---------- Provided data ----------

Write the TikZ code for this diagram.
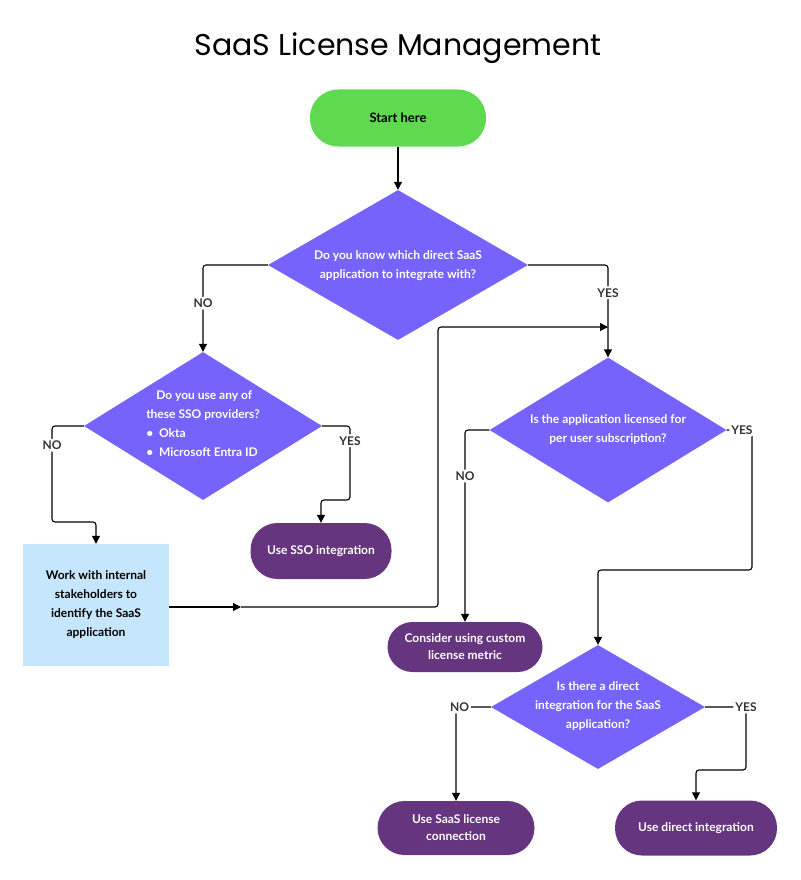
\documentclass[tikz,border=0pt]{standalone}
\usepackage{fontspec}
\setmainfont{Lato}
\newfontfamily\titlefont{Poppins}
\usetikzlibrary{shapes.geometric,arrows.meta}
\definecolor{dia}{HTML}{7563FC}
\definecolor{pill}{HTML}{66357F}
\definecolor{startc}{HTML}{5FD94F}
\definecolor{boxc}{HTML}{C5E6FD}
\definecolor{lbl}{HTML}{333333}
\begin{document}
\begin{tikzpicture}[x=1pt,y=-1pt,
  dia/.style={diamond,fill=dia,inner sep=0pt,text=white,font=\bfseries\fontsize{12}{17}\selectfont,align=center},
  pillst/.style={rounded corners=27pt,fill=pill,text=white,font=\bfseries\fontsize{12}{17}\selectfont,align=center},
  arr/.style={draw=black,line width=1.1pt,rounded corners=3pt,-{Triangle[width=8pt,length=8pt]}},
  lab/.style={fill=white,text=lbl,font=\bfseries\fontsize{12}{14}\selectfont,inner sep=2pt}]
\useasboundingbox (0,0) rectangle (800,880);
\node[font=\titlefont\fontsize{30}{34}\selectfont] (title) at (398,48) {SaaS License Management};
\node[fill=startc,rounded corners=28pt,minimum width=176pt,minimum height=57pt,font=\bfseries\fontsize{13}{16}\selectfont] (start) at (398,118) {Start here};
\node[dia,minimum width=260pt,minimum height=150pt] (d1) at (398,265) {};
\node[text=white,font=\bfseries\fontsize{12}{19}\selectfont,align=center] (t1) at (398,266) {Do you know which direct SaaS\\application to integrate with?};
\node[dia,minimum width=238pt,minimum height=148pt] (d2) at (203,426) {};
\node[text=white,font=\bfseries\fontsize{12}{19}\selectfont,align=left] (t2) at (203,424) {\hspace*{10pt}Do you use any of\\these SSO providers?\\\textbullet\ \ Okta\\\textbullet\ \ Microsoft Entra ID};
\node[dia,minimum width=237pt,minimum height=145pt] (d3) at (608,430) {};
\node[text=white,font=\bfseries\fontsize{12}{19}\selectfont,align=center] (t3) at (608,430) {Is the application licensed for\\per user subscription?};
\node[dia,minimum width=214pt,minimum height=124pt] (d4) at (598,707) {};
\node[text=white,font=\bfseries\fontsize{12}{19}\selectfont,align=center] (t4) at (598,706) {Is there a direct\\integration for the SaaS\\application?};
\node[pillst,minimum width=141pt,minimum height=56pt] (sso) at (321,551) {Use SSO integration};
\node[fill=boxc,minimum width=146pt,minimum height=122pt,align=center,font=\bfseries\fontsize{12}{19}\selectfont] (box) at (96,605) {Work with internal\\stakeholders to\\identify the SaaS\\application};
\node[pillst,rounded corners=25pt,minimum width=155pt,minimum height=50pt] (cust) at (465,647) {Consider using custom\\license metric};
\node[pillst,minimum width=157pt,minimum height=54pt] (saas) at (456,828) {Use SaaS license\\connection};
\node[pillst,minimum width=162pt,minimum height=55pt] (direct) at (696,828) {Use direct integration};
% connectors
\draw[arr] (start) -- (d1);
\draw[arr] (d1.west) -| node[lab,pos=0.72] {NO} (d2.north);
\draw[arr] (d1.east) -| node[lab,pos=0.65] {YES} (d3.north);
\draw[arr] (d2.west) -| node[lab,pos=0.6] {NO} (52,522) -| (box.north);
\draw[arr] (d2.east) -| node[lab,pos=0.6] {YES} (350,500) -| (sso.north);
\coordinate (m) at (241,607);
\coordinate (j) at (608,327);
\draw[arr] (box.east |- m) -- (m);
\draw[arr] (m) -| (438,327) -- (j);
\draw[arr] (d3.west) -| node[lab,pos=0.62] {NO} (cust.north);
\draw[arr] (d3.east) -| node[lab,pos=0.3] {YES} (752,570) -| (d4.north);
\draw[arr] (d4.west) -| node[lab,pos=0.45] {NO} (saas.north);
\draw[arr] (d4.east) -| node[lab,pos=0.5] {YES} (746,770) -| (direct.north);
\end{tikzpicture}
\end{document}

----------

- **Aim**
Retype everything in the material word for word, minus pictures.

- **Answer to this problem**
Write the TikZ code for this diagram.
\documentclass[tikz,border=0pt]{standalone}
\usepackage{fontspec}
\setmainfont{Lato}
\newfontfamily\titlefont{Poppins}
\usetikzlibrary{shapes.geometric,arrows.meta}
\definecolor{dia}{HTML}{7563FC}
\definecolor{pill}{HTML}{66357F}
\definecolor{startc}{HTML}{5FD94F}
\definecolor{boxc}{HTML}{C5E6FD}
\definecolor{lbl}{HTML}{333333}
\begin{document}
\begin{tikzpicture}[x=1pt,y=-1pt,
  dia/.style={diamond,fill=dia,inner sep=0pt,text=white,font=\bfseries\fontsize{12}{17}\selectfont,align=center},
  pillst/.style={rounded corners=27pt,fill=pill,text=white,font=\bfseries\fontsize{12}{17}\selectfont,align=center},
  arr/.style={draw=black,line width=1.1pt,rounded corners=3pt,-{Triangle[width=8pt,length=8pt]}},
  lab/.style={fill=white,text=lbl,font=\bfseries\fontsize{12}{14}\selectfont,inner sep=2pt}]
\useasboundingbox (0,0) rectangle (800,880);
\node[font=\titlefont\fontsize{30}{34}\selectfont] (title) at (398,48) {SaaS License Management};
\node[fill=startc,rounded corners=28pt,minimum width=176pt,minimum height=57pt,font=\bfseries\fontsize{13}{16}\selectfont] (start) at (398,118) {Start here};
\node[dia,minimum width=260pt,minimum height=150pt] (d1) at (398,265) {};
\node[text=white,font=\bfseries\fontsize{12}{19}\selectfont,align=center] (t1) at (398,266) {Do you know which direct SaaS\\application to integrate with?};
\node[dia,minimum width=238pt,minimum height=148pt] (d2) at (203,426) {};
\node[text=white,font=\bfseries\fontsize{12}{19}\selectfont,align=left] (t2) at (203,424) {\hspace*{10pt}Do you use any of\\these SSO providers?\\\textbullet\ \ Okta\\\textbullet\ \ Microsoft Entra ID};
\node[dia,minimum width=237pt,minimum height=145pt] (d3) at (608,430) {};
\node[text=white,font=\bfseries\fontsize{12}{19}\selectfont,align=center] (t3) at (608,430) {Is the application licensed for\\per user subscription?};
\node[dia,minimum width=214pt,minimum height=124pt] (d4) at (598,707) {};
\node[text=white,font=\bfseries\fontsize{12}{19}\selectfont,align=center] (t4) at (598,706) {Is there a direct\\integration for the SaaS\\application?};
\node[pillst,minimum width=141pt,minimum height=56pt] (sso) at (321,551) {Use SSO integration};
\node[fill=boxc,minimum width=146pt,minimum height=122pt,align=center,font=\bfseries\fontsize{12}{19}\selectfont] (box) at (96,605) {Work with internal\\stakeholders to\\identify the SaaS\\application};
\node[pillst,rounded corners=25pt,minimum width=155pt,minimum height=50pt] (cust) at (465,647) {Consider using custom\\license metric};
\node[pillst,minimum width=157pt,minimum height=54pt] (saas) at (456,828) {Use SaaS license\\connection};
\node[pillst,minimum width=162pt,minimum height=55pt] (direct) at (696,828) {Use direct integration};
% connectors
\draw[arr] (start) -- (d1);
\draw[arr] (d1.west) -| node[lab,pos=0.72] {NO} (d2.north);
\draw[arr] (d1.east) -| node[lab,pos=0.65] {YES} (d3.north);
\draw[arr] (d2.west) -| node[lab,pos=0.6] {NO} (52,522) -| (box.north);
\draw[arr] (d2.east) -| node[lab,pos=0.6] {YES} (350,500) -| (sso.north);
\coordinate (m) at (241,607);
\coordinate (j) at (608,327);
\draw[arr] (box.east |- m) -- (m);
\draw[arr] (m) -| (438,327) -- (j);
\draw[arr] (d3.west) -| node[lab,pos=0.62] {NO} (cust.north);
\draw[arr] (d3.east) -| node[lab,pos=0.3] {YES} (752,570) -| (d4.north);
\draw[arr] (d4.west) -| node[lab,pos=0.45] {NO} (saas.north);
\draw[arr] (d4.east) -| node[lab,pos=0.5] {YES} (746,770) -| (direct.north);
\end{tikzpicture}
\end{document}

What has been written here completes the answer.